→ **THE TASK**: An exact copy of the records is required, minus the pictures they hold.

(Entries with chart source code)

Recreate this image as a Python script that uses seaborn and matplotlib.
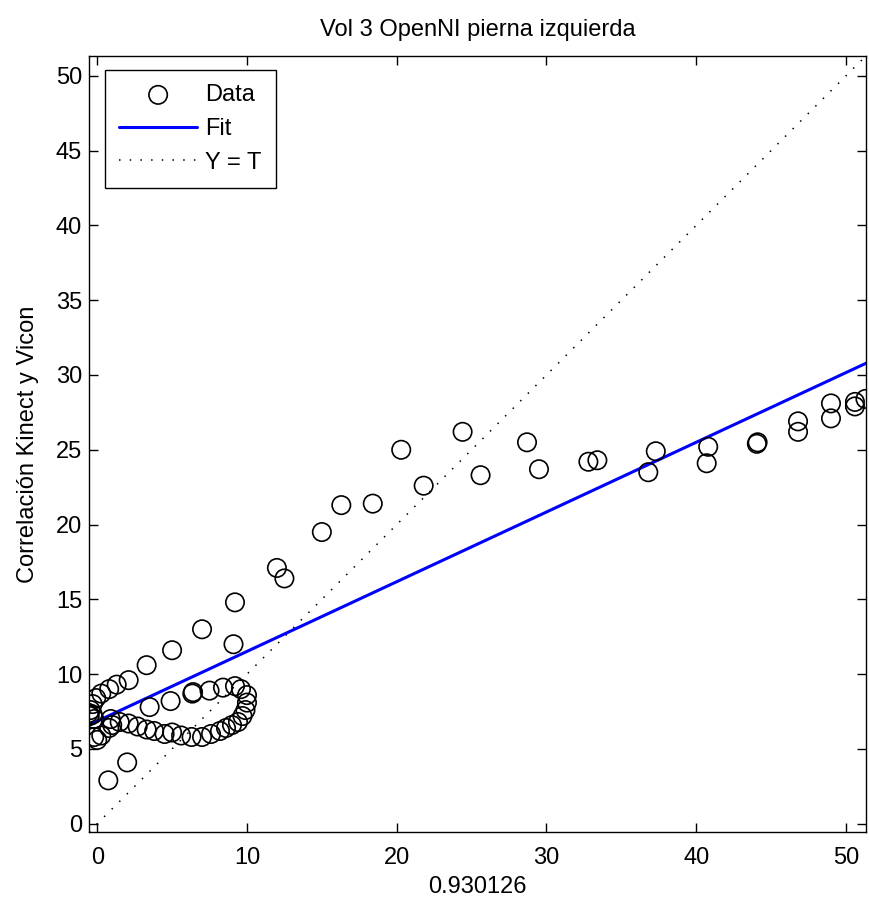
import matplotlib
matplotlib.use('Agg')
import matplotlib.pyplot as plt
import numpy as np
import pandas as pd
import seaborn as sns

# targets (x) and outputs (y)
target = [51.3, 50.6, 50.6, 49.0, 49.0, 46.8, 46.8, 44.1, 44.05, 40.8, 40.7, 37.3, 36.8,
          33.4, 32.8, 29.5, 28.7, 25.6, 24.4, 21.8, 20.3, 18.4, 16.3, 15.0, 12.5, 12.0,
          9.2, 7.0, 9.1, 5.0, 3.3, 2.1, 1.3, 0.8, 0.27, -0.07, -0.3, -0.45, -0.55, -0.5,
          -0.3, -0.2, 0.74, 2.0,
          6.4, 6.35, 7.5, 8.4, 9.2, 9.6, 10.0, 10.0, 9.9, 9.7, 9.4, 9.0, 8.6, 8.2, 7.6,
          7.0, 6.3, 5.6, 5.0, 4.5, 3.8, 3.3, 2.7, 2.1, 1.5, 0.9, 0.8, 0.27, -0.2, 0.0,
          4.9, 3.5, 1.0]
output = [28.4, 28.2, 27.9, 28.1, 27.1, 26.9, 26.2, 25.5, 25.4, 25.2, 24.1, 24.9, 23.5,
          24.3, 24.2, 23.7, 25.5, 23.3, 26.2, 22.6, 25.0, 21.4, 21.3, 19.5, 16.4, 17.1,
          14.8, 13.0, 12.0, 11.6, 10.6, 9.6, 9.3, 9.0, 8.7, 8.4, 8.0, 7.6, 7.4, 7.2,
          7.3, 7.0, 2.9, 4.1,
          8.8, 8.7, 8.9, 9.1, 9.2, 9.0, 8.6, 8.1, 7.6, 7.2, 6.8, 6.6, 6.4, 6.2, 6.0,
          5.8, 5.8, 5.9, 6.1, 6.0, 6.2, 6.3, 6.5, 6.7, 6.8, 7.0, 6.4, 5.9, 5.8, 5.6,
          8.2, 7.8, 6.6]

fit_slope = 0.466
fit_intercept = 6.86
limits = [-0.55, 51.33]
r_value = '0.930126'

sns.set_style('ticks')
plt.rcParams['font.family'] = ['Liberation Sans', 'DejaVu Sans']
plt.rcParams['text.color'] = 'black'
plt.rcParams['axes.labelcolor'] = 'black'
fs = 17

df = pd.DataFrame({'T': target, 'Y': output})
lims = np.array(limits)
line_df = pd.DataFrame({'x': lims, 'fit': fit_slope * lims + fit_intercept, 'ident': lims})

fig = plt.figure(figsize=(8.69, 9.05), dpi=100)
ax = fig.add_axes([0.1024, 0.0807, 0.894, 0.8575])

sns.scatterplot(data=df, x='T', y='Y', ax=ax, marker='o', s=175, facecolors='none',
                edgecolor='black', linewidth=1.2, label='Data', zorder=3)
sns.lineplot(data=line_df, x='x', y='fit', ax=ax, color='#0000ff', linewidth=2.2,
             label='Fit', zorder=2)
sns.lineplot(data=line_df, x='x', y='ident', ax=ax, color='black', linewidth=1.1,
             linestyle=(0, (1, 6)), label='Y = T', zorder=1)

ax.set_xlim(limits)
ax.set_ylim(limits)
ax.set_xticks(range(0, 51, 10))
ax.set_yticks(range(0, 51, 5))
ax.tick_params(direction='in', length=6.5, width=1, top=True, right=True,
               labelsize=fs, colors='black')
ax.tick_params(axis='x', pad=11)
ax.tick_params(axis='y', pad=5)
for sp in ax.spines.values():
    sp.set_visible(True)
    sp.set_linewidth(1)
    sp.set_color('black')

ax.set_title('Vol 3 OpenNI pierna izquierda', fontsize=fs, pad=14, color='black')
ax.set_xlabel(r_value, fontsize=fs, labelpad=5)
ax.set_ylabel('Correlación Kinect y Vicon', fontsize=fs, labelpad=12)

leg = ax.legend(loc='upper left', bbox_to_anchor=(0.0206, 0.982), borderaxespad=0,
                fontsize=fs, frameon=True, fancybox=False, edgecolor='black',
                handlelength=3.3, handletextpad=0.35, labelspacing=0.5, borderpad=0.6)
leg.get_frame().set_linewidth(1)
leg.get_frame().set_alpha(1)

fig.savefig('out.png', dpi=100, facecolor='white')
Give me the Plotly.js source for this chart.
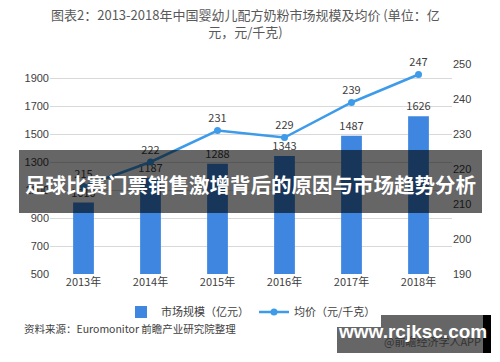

→ **RESPONSE TO THIS TASK**:
Recreate this image as a Python script that uses seaborn and matplotlib.
import matplotlib
matplotlib.use('Agg')
import matplotlib.pyplot as plt
import numpy as np
import pandas as pd
import seaborn as sns

# targets (x) and outputs (y)
target = [51.3, 50.6, 50.6, 49.0, 49.0, 46.8, 46.8, 44.1, 44.05, 40.8, 40.7, 37.3, 36.8,
          33.4, 32.8, 29.5, 28.7, 25.6, 24.4, 21.8, 20.3, 18.4, 16.3, 15.0, 12.5, 12.0,
          9.2, 7.0, 9.1, 5.0, 3.3, 2.1, 1.3, 0.8, 0.27, -0.07, -0.3, -0.45, -0.55, -0.5,
          -0.3, -0.2, 0.74, 2.0,
          6.4, 6.35, 7.5, 8.4, 9.2, 9.6, 10.0, 10.0, 9.9, 9.7, 9.4, 9.0, 8.6, 8.2, 7.6,
          7.0, 6.3, 5.6, 5.0, 4.5, 3.8, 3.3, 2.7, 2.1, 1.5, 0.9, 0.8, 0.27, -0.2, 0.0,
          4.9, 3.5, 1.0]
output = [28.4, 28.2, 27.9, 28.1, 27.1, 26.9, 26.2, 25.5, 25.4, 25.2, 24.1, 24.9, 23.5,
          24.3, 24.2, 23.7, 25.5, 23.3, 26.2, 22.6, 25.0, 21.4, 21.3, 19.5, 16.4, 17.1,
          14.8, 13.0, 12.0, 11.6, 10.6, 9.6, 9.3, 9.0, 8.7, 8.4, 8.0, 7.6, 7.4, 7.2,
          7.3, 7.0, 2.9, 4.1,
          8.8, 8.7, 8.9, 9.1, 9.2, 9.0, 8.6, 8.1, 7.6, 7.2, 6.8, 6.6, 6.4, 6.2, 6.0,
          5.8, 5.8, 5.9, 6.1, 6.0, 6.2, 6.3, 6.5, 6.7, 6.8, 7.0, 6.4, 5.9, 5.8, 5.6,
          8.2, 7.8, 6.6]

fit_slope = 0.466
fit_intercept = 6.86
limits = [-0.55, 51.33]
r_value = '0.930126'

sns.set_style('ticks')
plt.rcParams['font.family'] = ['Liberation Sans', 'DejaVu Sans']
plt.rcParams['text.color'] = 'black'
plt.rcParams['axes.labelcolor'] = 'black'
fs = 17

df = pd.DataFrame({'T': target, 'Y': output})
lims = np.array(limits)
line_df = pd.DataFrame({'x': lims, 'fit': fit_slope * lims + fit_intercept, 'ident': lims})

fig = plt.figure(figsize=(8.69, 9.05), dpi=100)
ax = fig.add_axes([0.1024, 0.0807, 0.894, 0.8575])

sns.scatterplot(data=df, x='T', y='Y', ax=ax, marker='o', s=175, facecolors='none',
                edgecolor='black', linewidth=1.2, label='Data', zorder=3)
sns.lineplot(data=line_df, x='x', y='fit', ax=ax, color='#0000ff', linewidth=2.2,
             label='Fit', zorder=2)
sns.lineplot(data=line_df, x='x', y='ident', ax=ax, color='black', linewidth=1.1,
             linestyle=(0, (1, 6)), label='Y = T', zorder=1)

ax.set_xlim(limits)
ax.set_ylim(limits)
ax.set_xticks(range(0, 51, 10))
ax.set_yticks(range(0, 51, 5))
ax.tick_params(direction='in', length=6.5, width=1, top=True, right=True,
               labelsize=fs, colors='black')
ax.tick_params(axis='x', pad=11)
ax.tick_params(axis='y', pad=5)
for sp in ax.spines.values():
    sp.set_visible(True)
    sp.set_linewidth(1)
    sp.set_color('black')

ax.set_title('Vol 3 OpenNI pierna izquierda', fontsize=fs, pad=14, color='black')
ax.set_xlabel(r_value, fontsize=fs, labelpad=5)
ax.set_ylabel('Correlación Kinect y Vicon', fontsize=fs, labelpad=12)

leg = ax.legend(loc='upper left', bbox_to_anchor=(0.0206, 0.982), borderaxespad=0,
                fontsize=fs, frameon=True, fancybox=False, edgecolor='black',
                handlelength=3.3, handletextpad=0.35, labelspacing=0.5, borderpad=0.6)
leg.get_frame().set_linewidth(1)
leg.get_frame().set_alpha(1)

fig.savefig('out.png', dpi=100, facecolor='white')
Give me the Plotly.js source for this chart.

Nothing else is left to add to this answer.